[The exercise]
Extract each line of the material that follows exactly and omit its pictures.
•••
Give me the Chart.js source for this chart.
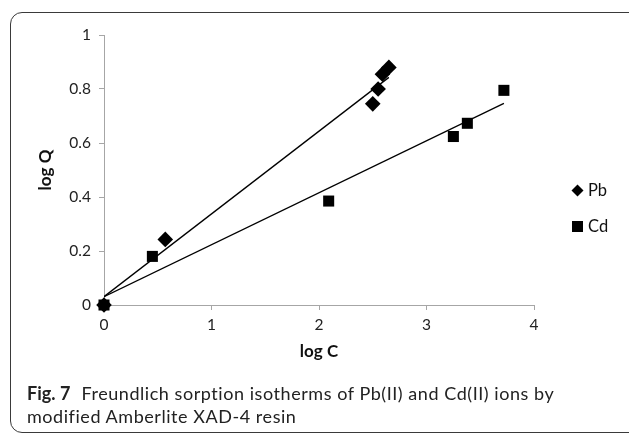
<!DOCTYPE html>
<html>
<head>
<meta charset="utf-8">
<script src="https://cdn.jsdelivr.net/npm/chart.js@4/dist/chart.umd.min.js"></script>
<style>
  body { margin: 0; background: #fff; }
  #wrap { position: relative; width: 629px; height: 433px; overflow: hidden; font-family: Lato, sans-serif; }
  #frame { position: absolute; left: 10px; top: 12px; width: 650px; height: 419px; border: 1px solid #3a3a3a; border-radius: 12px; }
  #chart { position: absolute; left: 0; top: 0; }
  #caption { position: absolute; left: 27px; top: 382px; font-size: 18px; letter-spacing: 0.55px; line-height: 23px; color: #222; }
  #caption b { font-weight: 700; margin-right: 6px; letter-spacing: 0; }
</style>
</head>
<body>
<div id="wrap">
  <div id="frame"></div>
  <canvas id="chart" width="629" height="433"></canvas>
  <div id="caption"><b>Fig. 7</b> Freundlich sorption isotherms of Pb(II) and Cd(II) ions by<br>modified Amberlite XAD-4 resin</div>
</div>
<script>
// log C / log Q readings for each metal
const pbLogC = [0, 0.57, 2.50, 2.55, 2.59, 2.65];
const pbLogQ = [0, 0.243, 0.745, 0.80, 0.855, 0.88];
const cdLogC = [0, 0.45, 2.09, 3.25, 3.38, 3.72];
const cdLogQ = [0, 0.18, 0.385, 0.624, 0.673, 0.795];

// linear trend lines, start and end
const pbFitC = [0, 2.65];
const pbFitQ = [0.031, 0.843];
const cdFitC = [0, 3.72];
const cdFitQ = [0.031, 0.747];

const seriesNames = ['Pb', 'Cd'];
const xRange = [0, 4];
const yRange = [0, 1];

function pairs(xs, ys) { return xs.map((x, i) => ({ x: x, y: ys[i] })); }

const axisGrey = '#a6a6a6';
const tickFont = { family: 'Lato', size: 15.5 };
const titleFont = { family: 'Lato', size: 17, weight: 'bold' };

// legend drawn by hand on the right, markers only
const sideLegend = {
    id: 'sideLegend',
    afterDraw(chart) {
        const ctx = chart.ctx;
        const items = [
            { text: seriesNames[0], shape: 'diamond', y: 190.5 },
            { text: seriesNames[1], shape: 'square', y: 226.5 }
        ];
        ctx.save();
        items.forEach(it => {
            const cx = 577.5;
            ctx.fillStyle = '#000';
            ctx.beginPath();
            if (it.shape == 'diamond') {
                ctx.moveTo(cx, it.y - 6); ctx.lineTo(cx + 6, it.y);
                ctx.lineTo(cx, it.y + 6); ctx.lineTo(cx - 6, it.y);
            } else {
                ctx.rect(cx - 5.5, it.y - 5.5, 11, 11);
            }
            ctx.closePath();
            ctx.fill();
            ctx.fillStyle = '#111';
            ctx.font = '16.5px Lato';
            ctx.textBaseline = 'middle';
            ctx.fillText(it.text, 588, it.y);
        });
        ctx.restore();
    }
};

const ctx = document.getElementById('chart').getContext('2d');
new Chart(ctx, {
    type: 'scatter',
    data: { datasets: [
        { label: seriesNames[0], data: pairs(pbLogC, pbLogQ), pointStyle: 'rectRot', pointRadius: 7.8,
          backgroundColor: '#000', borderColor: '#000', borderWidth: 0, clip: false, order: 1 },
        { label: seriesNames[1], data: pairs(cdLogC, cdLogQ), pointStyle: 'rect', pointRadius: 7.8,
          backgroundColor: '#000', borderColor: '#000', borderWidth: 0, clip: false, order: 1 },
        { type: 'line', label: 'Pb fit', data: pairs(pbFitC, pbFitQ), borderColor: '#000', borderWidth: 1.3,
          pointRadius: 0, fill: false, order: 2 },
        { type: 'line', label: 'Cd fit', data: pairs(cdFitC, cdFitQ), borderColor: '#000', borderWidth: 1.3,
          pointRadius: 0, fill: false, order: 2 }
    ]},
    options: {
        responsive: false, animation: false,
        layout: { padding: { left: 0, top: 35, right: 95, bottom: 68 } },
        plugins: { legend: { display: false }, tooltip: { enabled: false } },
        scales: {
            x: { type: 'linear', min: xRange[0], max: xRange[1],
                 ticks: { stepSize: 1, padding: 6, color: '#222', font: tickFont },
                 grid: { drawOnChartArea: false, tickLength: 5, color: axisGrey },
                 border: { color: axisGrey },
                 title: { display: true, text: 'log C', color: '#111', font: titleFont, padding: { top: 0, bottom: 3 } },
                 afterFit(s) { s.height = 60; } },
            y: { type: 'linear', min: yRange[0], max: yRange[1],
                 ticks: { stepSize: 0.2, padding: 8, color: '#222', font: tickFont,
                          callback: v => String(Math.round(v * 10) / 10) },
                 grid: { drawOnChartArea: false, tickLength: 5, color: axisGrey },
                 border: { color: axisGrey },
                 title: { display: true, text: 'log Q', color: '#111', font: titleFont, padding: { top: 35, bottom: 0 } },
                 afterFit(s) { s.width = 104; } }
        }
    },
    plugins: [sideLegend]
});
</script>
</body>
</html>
•••
[Answer to the exercise]
Give me the Chart.js source for this chart.
<!DOCTYPE html>
<html>
<head>
<meta charset="utf-8">
<script src="https://cdn.jsdelivr.net/npm/chart.js@4/dist/chart.umd.min.js"></script>
<style>
  body { margin: 0; background: #fff; }
  #wrap { position: relative; width: 629px; height: 433px; overflow: hidden; font-family: Lato, sans-serif; }
  #frame { position: absolute; left: 10px; top: 12px; width: 650px; height: 419px; border: 1px solid #3a3a3a; border-radius: 12px; }
  #chart { position: absolute; left: 0; top: 0; }
  #caption { position: absolute; left: 27px; top: 382px; font-size: 18px; letter-spacing: 0.55px; line-height: 23px; color: #222; }
  #caption b { font-weight: 700; margin-right: 6px; letter-spacing: 0; }
</style>
</head>
<body>
<div id="wrap">
  <div id="frame"></div>
  <canvas id="chart" width="629" height="433"></canvas>
  <div id="caption"><b>Fig. 7</b> Freundlich sorption isotherms of Pb(II) and Cd(II) ions by<br>modified Amberlite XAD-4 resin</div>
</div>
<script>
// log C / log Q readings for each metal
const pbLogC = [0, 0.57, 2.50, 2.55, 2.59, 2.65];
const pbLogQ = [0, 0.243, 0.745, 0.80, 0.855, 0.88];
const cdLogC = [0, 0.45, 2.09, 3.25, 3.38, 3.72];
const cdLogQ = [0, 0.18, 0.385, 0.624, 0.673, 0.795];

// linear trend lines, start and end
const pbFitC = [0, 2.65];
const pbFitQ = [0.031, 0.843];
const cdFitC = [0, 3.72];
const cdFitQ = [0.031, 0.747];

const seriesNames = ['Pb', 'Cd'];
const xRange = [0, 4];
const yRange = [0, 1];

function pairs(xs, ys) { return xs.map((x, i) => ({ x: x, y: ys[i] })); }

const axisGrey = '#a6a6a6';
const tickFont = { family: 'Lato', size: 15.5 };
const titleFont = { family: 'Lato', size: 17, weight: 'bold' };

// legend drawn by hand on the right, markers only
const sideLegend = {
    id: 'sideLegend',
    afterDraw(chart) {
        const ctx = chart.ctx;
        const items = [
            { text: seriesNames[0], shape: 'diamond', y: 190.5 },
            { text: seriesNames[1], shape: 'square', y: 226.5 }
        ];
        ctx.save();
        items.forEach(it => {
            const cx = 577.5;
            ctx.fillStyle = '#000';
            ctx.beginPath();
            if (it.shape == 'diamond') {
                ctx.moveTo(cx, it.y - 6); ctx.lineTo(cx + 6, it.y);
                ctx.lineTo(cx, it.y + 6); ctx.lineTo(cx - 6, it.y);
            } else {
                ctx.rect(cx - 5.5, it.y - 5.5, 11, 11);
            }
            ctx.closePath();
            ctx.fill();
            ctx.fillStyle = '#111';
            ctx.font = '16.5px Lato';
            ctx.textBaseline = 'middle';
            ctx.fillText(it.text, 588, it.y);
        });
        ctx.restore();
    }
};

const ctx = document.getElementById('chart').getContext('2d');
new Chart(ctx, {
    type: 'scatter',
    data: { datasets: [
        { label: seriesNames[0], data: pairs(pbLogC, pbLogQ), pointStyle: 'rectRot', pointRadius: 7.8,
          backgroundColor: '#000', borderColor: '#000', borderWidth: 0, clip: false, order: 1 },
        { label: seriesNames[1], data: pairs(cdLogC, cdLogQ), pointStyle: 'rect', pointRadius: 7.8,
          backgroundColor: '#000', borderColor: '#000', borderWidth: 0, clip: false, order: 1 },
        { type: 'line', label: 'Pb fit', data: pairs(pbFitC, pbFitQ), borderColor: '#000', borderWidth: 1.3,
          pointRadius: 0, fill: false, order: 2 },
        { type: 'line', label: 'Cd fit', data: pairs(cdFitC, cdFitQ), borderColor: '#000', borderWidth: 1.3,
          pointRadius: 0, fill: false, order: 2 }
    ]},
    options: {
        responsive: false, animation: false,
        layout: { padding: { left: 0, top: 35, right: 95, bottom: 68 } },
        plugins: { legend: { display: false }, tooltip: { enabled: false } },
        scales: {
            x: { type: 'linear', min: xRange[0], max: xRange[1],
                 ticks: { stepSize: 1, padding: 6, color: '#222', font: tickFont },
                 grid: { drawOnChartArea: false, tickLength: 5, color: axisGrey },
                 border: { color: axisGrey },
                 title: { display: true, text: 'log C', color: '#111', font: titleFont, padding: { top: 0, bottom: 3 } },
                 afterFit(s) { s.height = 60; } },
            y: { type: 'linear', min: yRange[0], max: yRange[1],
                 ticks: { stepSize: 0.2, padding: 8, color: '#222', font: tickFont,
                          callback: v => String(Math.round(v * 10) / 10) },
                 grid: { drawOnChartArea: false, tickLength: 5, color: axisGrey },
                 border: { color: axisGrey },
                 title: { display: true, text: 'log Q', color: '#111', font: titleFont, padding: { top: 35, bottom: 0 } },
                 afterFit(s) { s.width = 104; } }
        }
    },
    plugins: [sideLegend]
});
</script>
</body>
</html>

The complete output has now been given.